What the task asks
Every line of the data must be copied exactly.

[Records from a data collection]

* begin *

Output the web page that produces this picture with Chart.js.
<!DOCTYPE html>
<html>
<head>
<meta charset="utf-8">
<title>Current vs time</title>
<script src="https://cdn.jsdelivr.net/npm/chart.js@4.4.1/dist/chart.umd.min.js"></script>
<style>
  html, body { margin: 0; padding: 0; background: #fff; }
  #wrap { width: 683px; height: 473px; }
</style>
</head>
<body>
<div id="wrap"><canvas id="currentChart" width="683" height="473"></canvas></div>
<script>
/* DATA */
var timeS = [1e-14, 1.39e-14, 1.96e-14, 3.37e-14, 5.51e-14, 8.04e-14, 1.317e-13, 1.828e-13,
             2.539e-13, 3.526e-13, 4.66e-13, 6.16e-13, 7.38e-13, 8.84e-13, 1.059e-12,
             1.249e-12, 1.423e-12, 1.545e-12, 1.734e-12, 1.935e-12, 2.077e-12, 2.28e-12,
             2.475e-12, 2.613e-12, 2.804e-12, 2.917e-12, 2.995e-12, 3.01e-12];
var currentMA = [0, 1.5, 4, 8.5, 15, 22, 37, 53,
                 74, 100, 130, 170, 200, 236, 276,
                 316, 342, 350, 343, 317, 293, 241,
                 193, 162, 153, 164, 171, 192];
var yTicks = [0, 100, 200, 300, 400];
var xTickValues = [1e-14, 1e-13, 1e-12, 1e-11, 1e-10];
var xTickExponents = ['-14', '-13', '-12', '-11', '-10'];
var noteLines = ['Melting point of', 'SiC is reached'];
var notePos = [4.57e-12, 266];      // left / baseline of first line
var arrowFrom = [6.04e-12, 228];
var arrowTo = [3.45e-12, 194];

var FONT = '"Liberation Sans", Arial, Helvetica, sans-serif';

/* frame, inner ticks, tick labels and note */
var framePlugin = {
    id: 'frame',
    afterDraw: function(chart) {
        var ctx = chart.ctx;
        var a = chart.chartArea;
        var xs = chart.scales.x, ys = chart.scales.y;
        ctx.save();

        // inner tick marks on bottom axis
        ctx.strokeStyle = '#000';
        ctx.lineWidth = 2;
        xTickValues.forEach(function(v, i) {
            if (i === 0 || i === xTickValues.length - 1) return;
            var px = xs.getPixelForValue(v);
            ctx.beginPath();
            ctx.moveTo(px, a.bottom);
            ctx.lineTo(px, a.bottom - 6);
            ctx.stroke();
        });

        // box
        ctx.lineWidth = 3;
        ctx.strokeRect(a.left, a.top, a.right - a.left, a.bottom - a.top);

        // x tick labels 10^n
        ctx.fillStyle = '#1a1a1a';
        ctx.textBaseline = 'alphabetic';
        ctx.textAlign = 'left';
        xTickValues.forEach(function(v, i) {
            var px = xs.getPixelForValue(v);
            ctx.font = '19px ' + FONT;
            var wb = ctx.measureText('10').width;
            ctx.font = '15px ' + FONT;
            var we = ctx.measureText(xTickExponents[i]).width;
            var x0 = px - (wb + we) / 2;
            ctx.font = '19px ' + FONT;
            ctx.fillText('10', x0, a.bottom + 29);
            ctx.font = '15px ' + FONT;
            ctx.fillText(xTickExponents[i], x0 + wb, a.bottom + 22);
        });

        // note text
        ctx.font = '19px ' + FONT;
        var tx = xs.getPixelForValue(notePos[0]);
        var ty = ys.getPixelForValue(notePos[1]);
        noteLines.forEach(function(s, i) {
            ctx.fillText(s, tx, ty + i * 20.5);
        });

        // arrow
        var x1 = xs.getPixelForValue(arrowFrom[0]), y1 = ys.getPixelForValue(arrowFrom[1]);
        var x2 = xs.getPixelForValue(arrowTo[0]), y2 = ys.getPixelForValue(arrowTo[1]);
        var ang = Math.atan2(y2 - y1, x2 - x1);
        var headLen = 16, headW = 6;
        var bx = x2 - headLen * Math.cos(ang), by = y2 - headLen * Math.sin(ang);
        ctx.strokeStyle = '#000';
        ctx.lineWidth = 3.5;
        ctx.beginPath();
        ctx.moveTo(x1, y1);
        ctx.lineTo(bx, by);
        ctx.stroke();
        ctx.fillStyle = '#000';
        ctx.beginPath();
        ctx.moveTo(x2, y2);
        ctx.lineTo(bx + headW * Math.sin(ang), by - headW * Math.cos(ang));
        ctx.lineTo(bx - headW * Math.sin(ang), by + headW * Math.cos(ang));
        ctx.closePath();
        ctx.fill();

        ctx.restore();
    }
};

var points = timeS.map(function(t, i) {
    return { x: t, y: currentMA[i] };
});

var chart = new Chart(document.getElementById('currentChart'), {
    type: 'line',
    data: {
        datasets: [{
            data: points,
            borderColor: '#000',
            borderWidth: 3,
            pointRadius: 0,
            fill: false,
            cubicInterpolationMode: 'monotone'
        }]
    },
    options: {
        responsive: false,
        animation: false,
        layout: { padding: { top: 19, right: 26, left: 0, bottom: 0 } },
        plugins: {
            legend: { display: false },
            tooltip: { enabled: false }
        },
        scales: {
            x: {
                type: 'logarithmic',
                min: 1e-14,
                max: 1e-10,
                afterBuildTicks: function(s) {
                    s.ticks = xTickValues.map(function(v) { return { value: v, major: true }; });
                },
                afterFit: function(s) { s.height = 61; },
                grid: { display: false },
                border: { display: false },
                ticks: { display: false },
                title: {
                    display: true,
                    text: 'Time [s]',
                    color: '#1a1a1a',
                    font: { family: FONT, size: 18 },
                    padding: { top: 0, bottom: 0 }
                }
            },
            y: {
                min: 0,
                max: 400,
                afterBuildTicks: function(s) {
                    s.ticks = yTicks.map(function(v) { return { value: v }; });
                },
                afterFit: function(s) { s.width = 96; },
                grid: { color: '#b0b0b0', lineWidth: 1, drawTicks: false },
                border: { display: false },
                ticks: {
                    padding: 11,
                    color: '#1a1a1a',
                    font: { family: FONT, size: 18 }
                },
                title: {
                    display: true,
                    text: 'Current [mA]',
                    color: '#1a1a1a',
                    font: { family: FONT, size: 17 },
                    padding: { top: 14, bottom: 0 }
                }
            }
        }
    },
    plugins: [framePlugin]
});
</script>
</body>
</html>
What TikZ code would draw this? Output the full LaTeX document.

* end *

Problem solution
Output the web page that produces this picture with Chart.js.
<!DOCTYPE html>
<html>
<head>
<meta charset="utf-8">
<title>Current vs time</title>
<script src="https://cdn.jsdelivr.net/npm/chart.js@4.4.1/dist/chart.umd.min.js"></script>
<style>
  html, body { margin: 0; padding: 0; background: #fff; }
  #wrap { width: 683px; height: 473px; }
</style>
</head>
<body>
<div id="wrap"><canvas id="currentChart" width="683" height="473"></canvas></div>
<script>
/* DATA */
var timeS = [1e-14, 1.39e-14, 1.96e-14, 3.37e-14, 5.51e-14, 8.04e-14, 1.317e-13, 1.828e-13,
             2.539e-13, 3.526e-13, 4.66e-13, 6.16e-13, 7.38e-13, 8.84e-13, 1.059e-12,
             1.249e-12, 1.423e-12, 1.545e-12, 1.734e-12, 1.935e-12, 2.077e-12, 2.28e-12,
             2.475e-12, 2.613e-12, 2.804e-12, 2.917e-12, 2.995e-12, 3.01e-12];
var currentMA = [0, 1.5, 4, 8.5, 15, 22, 37, 53,
                 74, 100, 130, 170, 200, 236, 276,
                 316, 342, 350, 343, 317, 293, 241,
                 193, 162, 153, 164, 171, 192];
var yTicks = [0, 100, 200, 300, 400];
var xTickValues = [1e-14, 1e-13, 1e-12, 1e-11, 1e-10];
var xTickExponents = ['-14', '-13', '-12', '-11', '-10'];
var noteLines = ['Melting point of', 'SiC is reached'];
var notePos = [4.57e-12, 266];      // left / baseline of first line
var arrowFrom = [6.04e-12, 228];
var arrowTo = [3.45e-12, 194];

var FONT = '"Liberation Sans", Arial, Helvetica, sans-serif';

/* frame, inner ticks, tick labels and note */
var framePlugin = {
    id: 'frame',
    afterDraw: function(chart) {
        var ctx = chart.ctx;
        var a = chart.chartArea;
        var xs = chart.scales.x, ys = chart.scales.y;
        ctx.save();

        // inner tick marks on bottom axis
        ctx.strokeStyle = '#000';
        ctx.lineWidth = 2;
        xTickValues.forEach(function(v, i) {
            if (i === 0 || i === xTickValues.length - 1) return;
            var px = xs.getPixelForValue(v);
            ctx.beginPath();
            ctx.moveTo(px, a.bottom);
            ctx.lineTo(px, a.bottom - 6);
            ctx.stroke();
        });

        // box
        ctx.lineWidth = 3;
        ctx.strokeRect(a.left, a.top, a.right - a.left, a.bottom - a.top);

        // x tick labels 10^n
        ctx.fillStyle = '#1a1a1a';
        ctx.textBaseline = 'alphabetic';
        ctx.textAlign = 'left';
        xTickValues.forEach(function(v, i) {
            var px = xs.getPixelForValue(v);
            ctx.font = '19px ' + FONT;
            var wb = ctx.measureText('10').width;
            ctx.font = '15px ' + FONT;
            var we = ctx.measureText(xTickExponents[i]).width;
            var x0 = px - (wb + we) / 2;
            ctx.font = '19px ' + FONT;
            ctx.fillText('10', x0, a.bottom + 29);
            ctx.font = '15px ' + FONT;
            ctx.fillText(xTickExponents[i], x0 + wb, a.bottom + 22);
        });

        // note text
        ctx.font = '19px ' + FONT;
        var tx = xs.getPixelForValue(notePos[0]);
        var ty = ys.getPixelForValue(notePos[1]);
        noteLines.forEach(function(s, i) {
            ctx.fillText(s, tx, ty + i * 20.5);
        });

        // arrow
        var x1 = xs.getPixelForValue(arrowFrom[0]), y1 = ys.getPixelForValue(arrowFrom[1]);
        var x2 = xs.getPixelForValue(arrowTo[0]), y2 = ys.getPixelForValue(arrowTo[1]);
        var ang = Math.atan2(y2 - y1, x2 - x1);
        var headLen = 16, headW = 6;
        var bx = x2 - headLen * Math.cos(ang), by = y2 - headLen * Math.sin(ang);
        ctx.strokeStyle = '#000';
        ctx.lineWidth = 3.5;
        ctx.beginPath();
        ctx.moveTo(x1, y1);
        ctx.lineTo(bx, by);
        ctx.stroke();
        ctx.fillStyle = '#000';
        ctx.beginPath();
        ctx.moveTo(x2, y2);
        ctx.lineTo(bx + headW * Math.sin(ang), by - headW * Math.cos(ang));
        ctx.lineTo(bx - headW * Math.sin(ang), by + headW * Math.cos(ang));
        ctx.closePath();
        ctx.fill();

        ctx.restore();
    }
};

var points = timeS.map(function(t, i) {
    return { x: t, y: currentMA[i] };
});

var chart = new Chart(document.getElementById('currentChart'), {
    type: 'line',
    data: {
        datasets: [{
            data: points,
            borderColor: '#000',
            borderWidth: 3,
            pointRadius: 0,
            fill: false,
            cubicInterpolationMode: 'monotone'
        }]
    },
    options: {
        responsive: false,
        animation: false,
        layout: { padding: { top: 19, right: 26, left: 0, bottom: 0 } },
        plugins: {
            legend: { display: false },
            tooltip: { enabled: false }
        },
        scales: {
            x: {
                type: 'logarithmic',
                min: 1e-14,
                max: 1e-10,
                afterBuildTicks: function(s) {
                    s.ticks = xTickValues.map(function(v) { return { value: v, major: true }; });
                },
                afterFit: function(s) { s.height = 61; },
                grid: { display: false },
                border: { display: false },
                ticks: { display: false },
                title: {
                    display: true,
                    text: 'Time [s]',
                    color: '#1a1a1a',
                    font: { family: FONT, size: 18 },
                    padding: { top: 0, bottom: 0 }
                }
            },
            y: {
                min: 0,
                max: 400,
                afterBuildTicks: function(s) {
                    s.ticks = yTicks.map(function(v) { return { value: v }; });
                },
                afterFit: function(s) { s.width = 96; },
                grid: { color: '#b0b0b0', lineWidth: 1, drawTicks: false },
                border: { display: false },
                ticks: {
                    padding: 11,
                    color: '#1a1a1a',
                    font: { family: FONT, size: 18 }
                },
                title: {
                    display: true,
                    text: 'Current [mA]',
                    color: '#1a1a1a',
                    font: { family: FONT, size: 17 },
                    padding: { top: 14, bottom: 0 }
                }
            }
        }
    },
    plugins: [framePlugin]
});
</script>
</body>
</html>
What TikZ code would draw this? Output the full LaTeX document.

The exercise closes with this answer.